Université de Strasbourg

Martha Cary Eppes

Biography - Martha Cary Eppes

University of North Carolina at Charlotte (UNCC), USA, USA – France Fulbright Research Scholar & USIAS Fellow, Strasbourg Institute for Earth and Environment (ITES), University of Strasbourg and CNRS, France

Martha Cary Eppes, USIAS Fellow 2022

Dr. Martha Cary Eppes is a full professor of Earth sciences at the University of North Carolina at Charlotte, where she has worked since 2003. She holds BS and MS degrees in geology, with theses focused on soils and geomorphology, and a PhD in Earth and Planetary sciences from the University of New Mexico - where she researched the influence of soil development and weathering on landscape response to tectonic perturbations and faulting. Her current research interests include mechanical weathering processes, soil geomorphology and Quaternary geology of post-glacial landscapes, and soil geomorphology of the piedmont of the eastern United States. 

Her most recent body of published work has focused on mechanical weathering processes and the insight that fracture mechanics concepts can provide to understanding natural rock fracture. Eppes and Keanini (2017) recognized and quantified, for the first time, a previously unrecognized role of climate in subcritical rock fracture in the context of Earth surface processes; Eppes et al., 2020 verified that study’s theoretical models with field data. This contribution to the fields of Quaternary geology and geomorphology was recognized by the Geological Society of America (GSA) through its Kirk Bryan award in 2020.

Martha Cary Eppes has served as Chair of the Quaternary Geology & Geomorphology Division of GSA and served as co-leader of the 2022 GSA Penrose Conference – PRF2022 Progressive Failure of Brittle Rocks. Dr. Eppes is a Fellow of the Geological Society of America and is a US Fulbright Research Scholar.

During her time in Strasbourg, Martha Cary Eppes will be hosted by Dr. Mike Heap at the Strasbourg Institute for Earth and Environment (ITES).

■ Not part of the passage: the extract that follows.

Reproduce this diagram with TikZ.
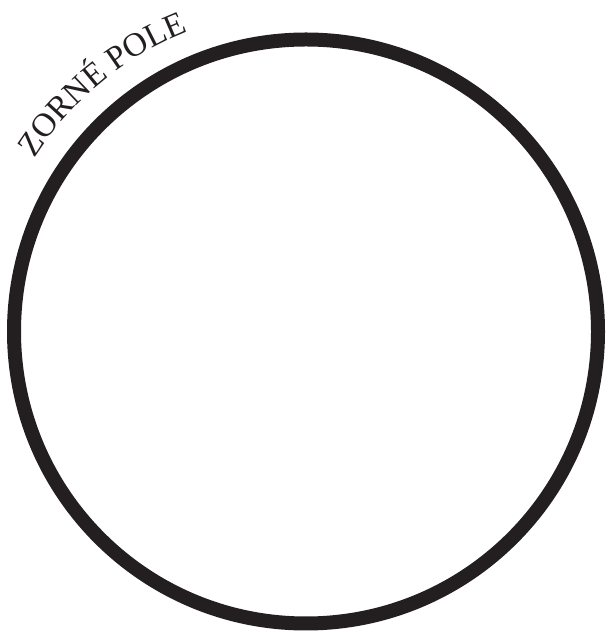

Project - Rock fracture over geologic time: seeking insight at the crossroads of rock physics and Earth surface processes

01/09/2022 – 30/06/2023

The mechanical weathering – cracking – of rock is a foundational geologic process that contributes to a myriad of Earth surface systems spanning from carbon sequestration, to soil formation, to the evolution of life. Yet, natural rock cracking rates and processes are poorly quantified and documented in the context of these Earth surface processes. In contrast, due to a global interest in fracking and geothermal energy, there is a growing wealth of experimental data collected by rock physicists and engineers centered on time-dependent rock fracture and the factors that influence it. It is therefore the goal of this USIAS/Fulbright project to accelerate a merger between Rock Physics and Earth Surface Processes disciplines to gain new insight into the evolution – over geologic time - of the processes and character of natural rock fracture at and near Earth’s surface.

Mechanical weathering-related research assumes that the primary factors controlling rock fracture rates are rock type and tectonic-, topographic-, or climate-related stresses. However, for chemical weathering, time is also a crucial factor. Even though demonstrating a similar time-effect on mechanical weathering would have immense implications for understanding geologic processes – including landslide hazards and bedrock erosion – there had been no documentation of how – or if – mechanical weathering evolves over geologic time. In recent years, Dr. Eppes has been a leading proponent of novel ideas regarding how time-dependent rock cracking theory from rock physics disciplines can be applied to understanding mechanical weathering at Earth’s surface (see Eppes et al., 2015 ; 2016 ; 2018 ; 2020 and Eppes and Keanini, 2017).

In ongoing field-based work with students and colleagues in California (USA) and in Antarctica, Martha Cary Eppes has measured crack characteristics on thousands of rocks. These rocks were located on alluvial fan, glacier, and river terrace surfaces ranging from 0-106 years in age. Cosmogenic radionuclide dating of the exposure age of the surfaces was combined with crack measurements to calculate cracking rates through time. Without exception for climate or rock type, cracking rates are initially very high (e.g. as high as 30 mm/ka (kiloannum)) and then level off through time. These are some of the first data to directly show that mechanical weathering rates decrease non-linearly through geologic time. Now, the next step – and the goal for the USIAS/Fulbright research – is to begin to document the cause of this decrease. Specifically, rock samples of known absolute and relative exposure ages were collected from sites of Dr. Eppes’ past field work. Rock physical parameters will be measured on these samples in the Rock Deformation Laboratory of the ITES Experimental Geophysics team at the University of Strasbourg. As such, the evolution of these parameters – known to control fracture rates and processes in laboratory settings – will be compared to the evolution of natural fractures measured in field data. Ultimately, the rock physical parameters measured at the University of Strasbourg will be employed to better understand the processes and evolution of rock breakdown at and near Earth’s surface.